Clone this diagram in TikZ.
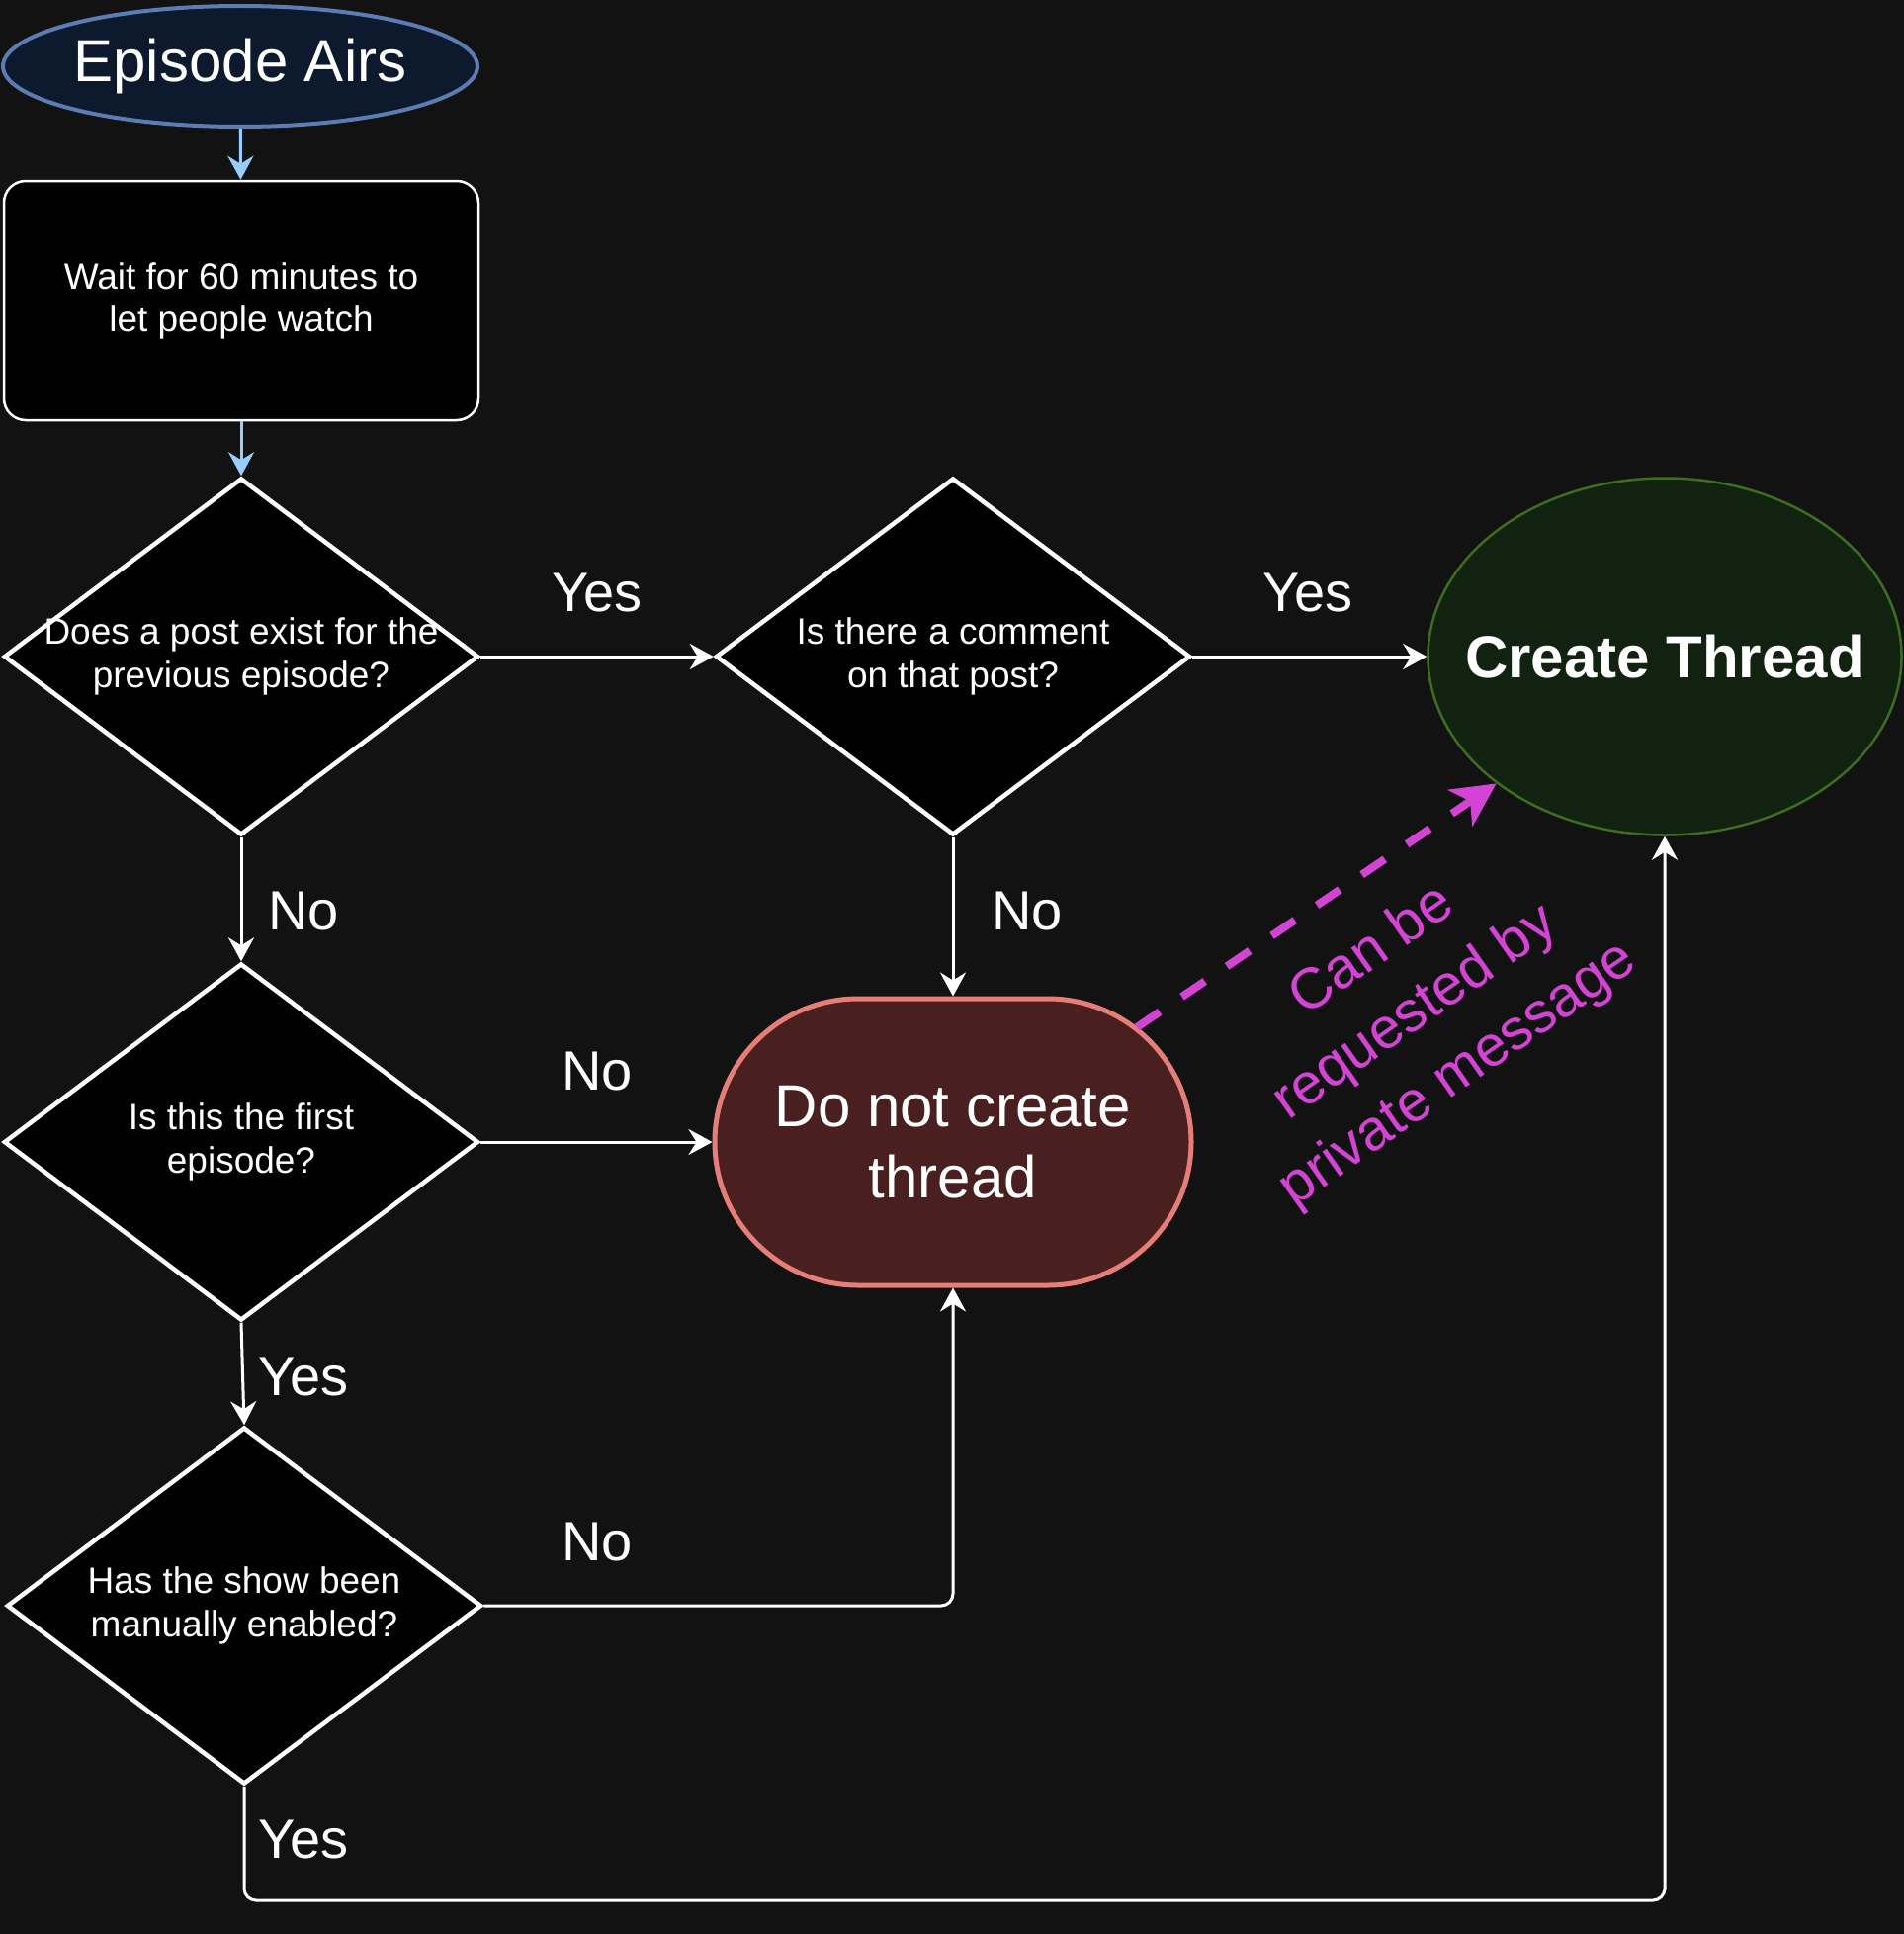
\documentclass[tikz,border=0pt]{standalone}
\usepackage{fontspec}
\setmainfont{Liberation Sans}
\usetikzlibrary{shapes.geometric,arrows.meta}
\definecolor{bgdark}{HTML}{121212}
\definecolor{airfill}{HTML}{0D1A2E}
\definecolor{airline}{HTML}{5B7DB3}
\definecolor{ctfill}{HTML}{112211}
\definecolor{ctline}{HTML}{3D6E20}
\definecolor{dncfill}{HTML}{4A1F1F}
\definecolor{dncline}{HTML}{E57E78}
\definecolor{bluearrow}{HTML}{99CCFF}
\definecolor{pmcolor}{HTML}{D444D4}
\def\fsize#1#2{\fontsize{#1}{#2}\selectfont}
\tikzset{
	question/.style={diamond, draw=white, fill=black, line width=4.5pt, minimum width=480pt, minimum height=361pt, inner sep=-40pt, align=center, text=white, font=\fsize{37}{44}},
	answer/.style={text=white, font=\fsize{56}{66}, inner sep=0pt},
	flow/.style={draw=white, line width=3pt, rounded corners=12pt, -{Stealth[length=24pt,width=26pt,inset=8pt]}},
	startflow/.style={draw=bluearrow, line width=3pt, -{Stealth[length=24pt,width=26pt,inset=8pt]}},
	reqline/.style={draw=pmcolor, line width=8pt, dash pattern=on 28pt off 27pt, -{Stealth[length=44pt,width=44pt,inset=12pt]}}
}

\begin{document}
\begin{tikzpicture}[x=1pt,y=-1pt]
				\path[use as bounding box, fill=bgdark] (0,0) rectangle (1926,1956);
				
				\node[ellipse, draw=airline, fill=airfill, line width=4pt, minimum width=480pt, minimum height=122pt, inner sep=0pt, text=white, font=\fsize{60}{72}] (air) at (243,67) {Episode Airs};
				\node[rectangle, rounded corners=22pt, draw=white, fill=black, line width=2.5pt, minimum width=480pt, minimum height=242pt, align=center, text=white, font=\fsize{37}{43}] (wait) at (244,304) {Wait for 60 minutes to\\let people watch};
				
				\node[question] (prevpost) at (244,664) {Does a post exist for the\\previous episode?};
				\node[question] (comment) at (964,664) {Is there a comment\\on that post?};
				\node[question] (firstep) at (244,1155) {Is this the first\\episode?};
				\node[question] (manual) at (247,1624) {Has the show been\\manually enabled?};
				
				\node[ellipse, draw=ctline, fill=ctfill, line width=2.5pt, minimum width=479pt, minimum height=361pt, inner sep=-45pt, text=white, font=\fsize{60}{72}\bfseries] (create) at (1684,664) {Create Thread};
				\node[rectangle, rounded corners=145pt, draw=dncline, fill=dncfill, line width=5pt, minimum width=482pt, minimum height=290pt, align=center, text=white, font=\fsize{60}{72}] (nocreate) at (964,1155) {Do not create\\thread};
				
				\draw[startflow] (air) -- (wait);
				\draw[startflow] (wait) -- (prevpost);
				
				\draw[flow] (prevpost.east) -- (comment.west);
				\draw[flow] (comment.east) -- (create.west);
				\draw[flow] (prevpost.south) -- (firstep.north);
				\draw[flow] (comment.south) -- (nocreate.north);
				\draw[flow] (firstep.east) -- (nocreate.west);
				\draw[flow] (firstep.south) -- (manual.north);
				\draw[flow] (manual.east) -| (nocreate.south);
				
				\coordinate (bottomturn) at (1684,1922);
				\draw[flow] (manual.south) |- (bottomturn) -- (create.south);
				
				\node[answer] (yes1) at (604,600) {Yes};
				\node[answer] (yes2) at (1323,600) {Yes};
				\node[answer] (no1) at (307,921) {No};
				\node[answer] (no2) at (1039,921) {No};
				\node[answer] (no3) at (604,1083) {No};
				\node[answer] (yes3) at (307,1392) {Yes};
				\node[answer] (no4) at (604,1559) {No};
				\node[answer] (yes4) at (307,1860) {Yes};
				
				\draw[reqline] ([shift={(186,-116)}]nocreate.center) -- (create.217);
				\node[rotate=35, align=center, text=pmcolor, font=\fsize{58}{76}] (pmnote) at (1432,1025) {Can be\\requested by\\private message};
			\end{tikzpicture}
\end{document}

....

### WHAT TO PRODUCE
Repeat the listing in full and exactly. Do not include any images.

### TASK RESPONSE
Clone this diagram in TikZ.
\documentclass[tikz,border=0pt]{standalone}
\usepackage{fontspec}
\setmainfont{Liberation Sans}
\usetikzlibrary{shapes.geometric,arrows.meta}
\definecolor{bgdark}{HTML}{121212}
\definecolor{airfill}{HTML}{0D1A2E}
\definecolor{airline}{HTML}{5B7DB3}
\definecolor{ctfill}{HTML}{112211}
\definecolor{ctline}{HTML}{3D6E20}
\definecolor{dncfill}{HTML}{4A1F1F}
\definecolor{dncline}{HTML}{E57E78}
\definecolor{bluearrow}{HTML}{99CCFF}
\definecolor{pmcolor}{HTML}{D444D4}
\def\fsize#1#2{\fontsize{#1}{#2}\selectfont}
\tikzset{
	question/.style={diamond, draw=white, fill=black, line width=4.5pt, minimum width=480pt, minimum height=361pt, inner sep=-40pt, align=center, text=white, font=\fsize{37}{44}},
	answer/.style={text=white, font=\fsize{56}{66}, inner sep=0pt},
	flow/.style={draw=white, line width=3pt, rounded corners=12pt, -{Stealth[length=24pt,width=26pt,inset=8pt]}},
	startflow/.style={draw=bluearrow, line width=3pt, -{Stealth[length=24pt,width=26pt,inset=8pt]}},
	reqline/.style={draw=pmcolor, line width=8pt, dash pattern=on 28pt off 27pt, -{Stealth[length=44pt,width=44pt,inset=12pt]}}
}

\begin{document}
\begin{tikzpicture}[x=1pt,y=-1pt]
				\path[use as bounding box, fill=bgdark] (0,0) rectangle (1926,1956);
				
				\node[ellipse, draw=airline, fill=airfill, line width=4pt, minimum width=480pt, minimum height=122pt, inner sep=0pt, text=white, font=\fsize{60}{72}] (air) at (243,67) {Episode Airs};
				\node[rectangle, rounded corners=22pt, draw=white, fill=black, line width=2.5pt, minimum width=480pt, minimum height=242pt, align=center, text=white, font=\fsize{37}{43}] (wait) at (244,304) {Wait for 60 minutes to\\let people watch};
				
				\node[question] (prevpost) at (244,664) {Does a post exist for the\\previous episode?};
				\node[question] (comment) at (964,664) {Is there a comment\\on that post?};
				\node[question] (firstep) at (244,1155) {Is this the first\\episode?};
				\node[question] (manual) at (247,1624) {Has the show been\\manually enabled?};
				
				\node[ellipse, draw=ctline, fill=ctfill, line width=2.5pt, minimum width=479pt, minimum height=361pt, inner sep=-45pt, text=white, font=\fsize{60}{72}\bfseries] (create) at (1684,664) {Create Thread};
				\node[rectangle, rounded corners=145pt, draw=dncline, fill=dncfill, line width=5pt, minimum width=482pt, minimum height=290pt, align=center, text=white, font=\fsize{60}{72}] (nocreate) at (964,1155) {Do not create\\thread};
				
				\draw[startflow] (air) -- (wait);
				\draw[startflow] (wait) -- (prevpost);
				
				\draw[flow] (prevpost.east) -- (comment.west);
				\draw[flow] (comment.east) -- (create.west);
				\draw[flow] (prevpost.south) -- (firstep.north);
				\draw[flow] (comment.south) -- (nocreate.north);
				\draw[flow] (firstep.east) -- (nocreate.west);
				\draw[flow] (firstep.south) -- (manual.north);
				\draw[flow] (manual.east) -| (nocreate.south);
				
				\coordinate (bottomturn) at (1684,1922);
				\draw[flow] (manual.south) |- (bottomturn) -- (create.south);
				
				\node[answer] (yes1) at (604,600) {Yes};
				\node[answer] (yes2) at (1323,600) {Yes};
				\node[answer] (no1) at (307,921) {No};
				\node[answer] (no2) at (1039,921) {No};
				\node[answer] (no3) at (604,1083) {No};
				\node[answer] (yes3) at (307,1392) {Yes};
				\node[answer] (no4) at (604,1559) {No};
				\node[answer] (yes4) at (307,1860) {Yes};
				
				\draw[reqline] ([shift={(186,-116)}]nocreate.center) -- (create.217);
				\node[rotate=35, align=center, text=pmcolor, font=\fsize{58}{76}] (pmnote) at (1432,1025) {Can be\\requested by\\private message};
			\end{tikzpicture}
\end{document}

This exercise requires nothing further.